SNPTX - Results

Benchmark surface

Seven unimodal benchmarks plus one tri-modal fusion run, each tied to a named dataset, model, and validation protocol.

Evidence

Per-modality benchmark accuracy

Eight evaluated settings across seven biomedical modalities and one fusion run.

Reported accuracies range from 0.610 (clinical text, 5-class classification with a 0.20 random baseline) to 0.993 (PathMNIST, 9-class). The validation column on each row records the protocol that produced the number; it is not omitted from any row.

Modality	Dataset	Model	Accuracy	Validation
Clinical tabular	Synthea readmission (n=6,625)	XGBoost + Optuna	0.777	5-fold CV, 0.774 ± 0.008
Omics	Visium breast cancer (n=3,798 spots)	VAE	0.928	Validation split, 14-class Leiden clustering
Knowledge graphs	Hetionet ego-graphs (n=1,913)	GAT	0.815	Validation split, center-node readout, 8-class
Histopathology	PathMNIST (n=107,180)	DenseNet-121	0.993	Validation split, 9-class
Clinical text	MTSamples (n≈3,500)	ClinicalBERT	0.610	5-class specialty, random baseline 0.20
Single-cell imaging	BloodMNIST (n=17,092)	DenseNet-121	0.969	Test split, 8-class
Drug discovery	ChEMBL bioactivity (n=4,685)	GCN	0.975	Validation split, molecular graph classification
Multi-modal fusion	Visium (omics + vision + spatial)	Attention fusion	0.930	Validation split; vs. 0.928 omics-only on same dataset

Sorted view

Per-modality accuracy, descending

The same eight numbers as the table, ordered by accuracy. The bar widths are linear over [0, 1].

Histopathology · DenseNet-121

0.993

Drug discovery · GCN

0.975

Single-cell · DenseNet-121

0.969

Fusion · attention (Visium)

0.930

Omics · VAE

0.928

Knowledge graphs · GAT

0.815

Clinical tabular · XGBoost

0.777

Clinical text · ClinicalBERT

0.610

Reading these numbers

Benchmark accuracy, not clinical performance

Every row reports accuracy on a held-out split or cross-validation protocol of a public or synthetic dataset. These are infrastructure and methodology measurements that show the framework can train, evaluate, and report across heterogeneous biomedical modalities under one execution surface. They are not estimates of clinical utility. Clinical evaluation, where applicable, lives on the Validation page.

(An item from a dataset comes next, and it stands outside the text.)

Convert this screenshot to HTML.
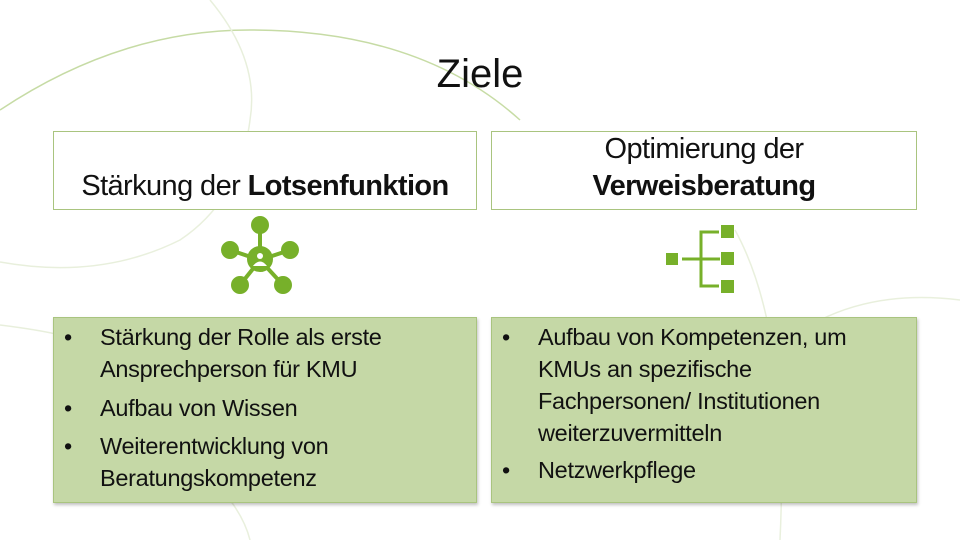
<!DOCTYPE html>
<html><head><meta charset="utf-8"><style>
body{margin:0;width:960px;height:540px;overflow:hidden;background:#fff;font-family:"Liberation Sans",sans-serif;position:relative}
.abs{position:absolute}
.hdr{position:absolute;top:131px;height:79px;border:1px solid #a9c47f;background:#fff;box-sizing:border-box;color:#111;font-size:29px;text-align:center;letter-spacing:-0.6px}
.box{position:absolute;top:317px;height:186px;background:#c5d8a6;border:1px solid #a9c47f;box-sizing:border-box;box-shadow:1px 2px 3px rgba(0,0,0,.25);font-size:23.5px;color:#111;letter-spacing:-0.3px}
.li{position:absolute;left:46px;white-space:nowrap}
.b{position:absolute;left:10px;line-height:32px}
</style></head><body>
<svg class="abs" style="left:0;top:0" width="960" height="540">
<g fill="none" stroke="#b9d38f" stroke-width="1.5" opacity="0.8">
<path d="M0 110 Q120 30 250 30 Q420 30 520 120"/>
<path d="M210 0 Q260 60 250 120 Q240 200 180 240 Q100 280 0 262" stroke="#e3ecd4"/>
<path d="M735 230 Q790 330 780 540" stroke="#e3ecd4"/>
<path d="M0 325 Q40 330 60 335" stroke="#e3ecd4"/>
<path d="M820 320 Q880 290 960 300" stroke="#e3ecd4"/>
<path d="M230 500 Q245 520 250 540" stroke="#e3ecd4"/>
</g>
</svg>
<div class="abs" style="left:0;width:960px;top:52px;text-align:center;font-size:40px;color:#111">Ziele</div>
<div class="hdr" style="left:53px;width:424px;"><div style="margin-top:38px">Stärkung der <b>Lotsenfunktion</b></div></div>
<div class="hdr" style="left:491px;width:426px;line-height:37px"><div style="margin-top:-1px">Optimierung der<br><b>Verweisberatung</b></div></div>
<svg class="abs" style="left:215px;top:215px" width="90" height="85">
<g stroke="#77b02a" stroke-width="4" fill="#77b02a">
<line x1="45" y1="10" x2="45" y2="45"/><line x1="45" y1="45" x2="15" y2="35"/><line x1="45" y1="45" x2="75" y2="35"/><line x1="45" y1="45" x2="25" y2="70"/><line x1="45" y1="45" x2="68" y2="70"/>
<circle cx="45" cy="10" r="7"/><circle cx="15" cy="35" r="7"/><circle cx="75" cy="35" r="7"/><circle cx="25" cy="70" r="7"/><circle cx="68" cy="70" r="7"/>
<circle cx="45" cy="44" r="11"/>
</g>
<circle cx="45" cy="41" r="3" fill="#fff"/><path d="M38 51 Q45 42 52 51 Z" fill="#fff"/>
</svg>
<svg class="abs" style="left:660px;top:220px" width="80" height="80">
<g fill="#77b02a"><rect x="6" y="33" width="12" height="12"/><rect x="61" y="5" width="13" height="13"/><rect x="61" y="32" width="13" height="13"/><rect x="61" y="60" width="13" height="13"/></g>
<g stroke="#77b02a" stroke-width="3" fill="none"><path d="M22 39 H60 M59 12 H41 V66 H59"/></g>
</svg>
<div class="box" style="left:53px;width:424px">
<div class="b" style="top:3px">•</div><div class="li" style="top:3px;line-height:32px">Stärkung der Rolle als erste<br>Ansprechperson für KMU</div>
<div class="b" style="top:74px">•</div><div class="li" style="top:74px;line-height:32px">Aufbau von Wissen</div>
<div class="b" style="top:112px">•</div><div class="li" style="top:112px;line-height:32px">Weiterentwicklung von<br>Beratungskompetenz</div>
</div>
<div class="box" style="left:491px;width:426px">
<div class="b" style="top:3px">•</div><div class="li" style="top:3px;line-height:32px">Aufbau von Kompetenzen, um<br>KMUs an spezifische<br>Fachpersonen/ Institutionen<br>weiterzuvermitteln</div>
<div class="b" style="top:136px">•</div><div class="li" style="top:136px;line-height:32px">Netzwerkpflege</div>
</div>
</body></html>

Pipeline that produced these numbers

Every row in the table above is the output of the same staged DAG. Stage transitions persist artifacts; a feedback edge from reporting drives next-run selection.

Artifact handoffs

Each stage persists state

Ingestion writes a dataset state, training writes a model, evaluation writes metrics, reporting writes the bundle that produced the rows above. Stage transitions cross artifact boundaries rather than in-process state.

Feedback edge

Reporting drives next-run selection

The feedback path links the reporting bundle back to next-run selection through declared interfaces. It influences which experiments run next; it does not bypass the staged sequence or the artifact record.

Delivery state of the program

Phase markers for the build that produced the table above. Status is reported as completed or partial; nothing here implies clinical or production readiness.

Data foundation

Complete

A.6

Theoretical hardening

Complete

Intelligence layer

Complete

B.6

Theoretical intelligence

Complete

Multi-modal expansion

Complete

C.6

Multi-modal hardening

Complete

Deployment & compliance

Partial

D.6

Deployment hardening

Partial

Platform & scale

Partial

Status taxonomy

Complete means the phase has shipped artifacts that the table above depends on. Partial means in-progress work toward declared deliverables; deployment, compliance posture, and platform scaling are not finished and are not claimed as production-ready.